__Required task__: Collect each line holding the string "with".

__Supplied data__:
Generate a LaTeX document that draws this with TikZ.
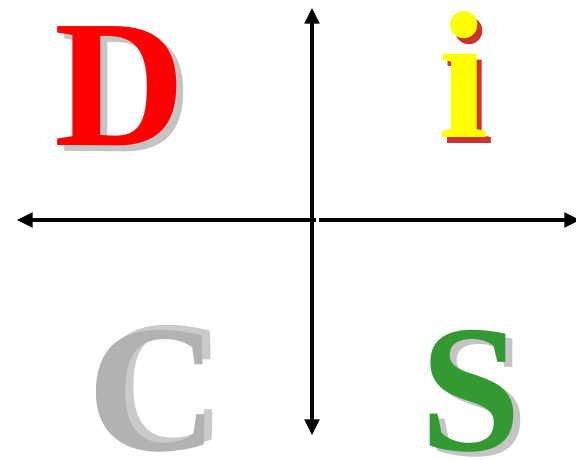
\documentclass[tikz,border=0pt]{standalone}
\usepackage{fontspec}
\newfontfamily\discfont{Liberation Serif}[BoldFont={Liberation Serif Bold}]
\usetikzlibrary{arrows.meta,positioning}

\definecolor{discred}{HTML}{FF0000}
\definecolor{discyellow}{HTML}{FFFF00}
\definecolor{discredshade}{HTML}{CC3333}
\definecolor{discgray}{HTML}{B2B2B2}
\definecolor{disclightgray}{HTML}{CACACA}
\definecolor{discgreen}{HTML}{339933}
\definecolor{discshade}{HTML}{C4C4C4}

\begin{document}
\begin{tikzpicture}[x=0.03cm,y=-0.03cm,
  letter/.style={inner sep=0pt,anchor=base,font=\discfont\fontsize{155}{155}\selectfont\bfseries},
  axis/.style={line width=2.6pt,-{Triangle[length=0.47cm,width=0.44cm]}}]
  \useasboundingbox (0,0) rectangle (576,460);
  % letters with their shadows
  \node[letter,text=discshade] (Dshadow) at (127,152) {D};
  \node[letter,text=discred] (D) at (120,146) {D};
  \node[letter,text=discredshade] (ishadow) at (469,144) {i};
  \node[letter,text=discyellow] (i) at (464,138) {i};
  \node[letter,text=disclightgray] (Cshadow) at (161,446) {C};
  \node[letter,text=discgray] (C) at (153,451) {C};
  \node[letter,text=discshade] (Sshadow) at (478,456) {S};
  \node[letter,text=discgreen] (S) at (471,451) {S};
  % axes
  \coordinate (centre) at (312,220);
  \coordinate (left) at (17,220);
  \coordinate (right) at (580,220);
  \coordinate (top) at (312,8);
  \coordinate (bottom) at (312,435);
  \draw[axis] (centre) ++(4,0) coordinate (cl) (cl) -- (left);
  \draw[axis] (centre) ++(7,0) coordinate (cr) (cr) -- (right);
  \draw[axis] (centre) -- (top);
  \draw[axis] (centre) -- (bottom);
\end{tikzpicture}
\end{document}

__Expected output__:
Generate a LaTeX document that draws this with TikZ.
  % letters with their shadows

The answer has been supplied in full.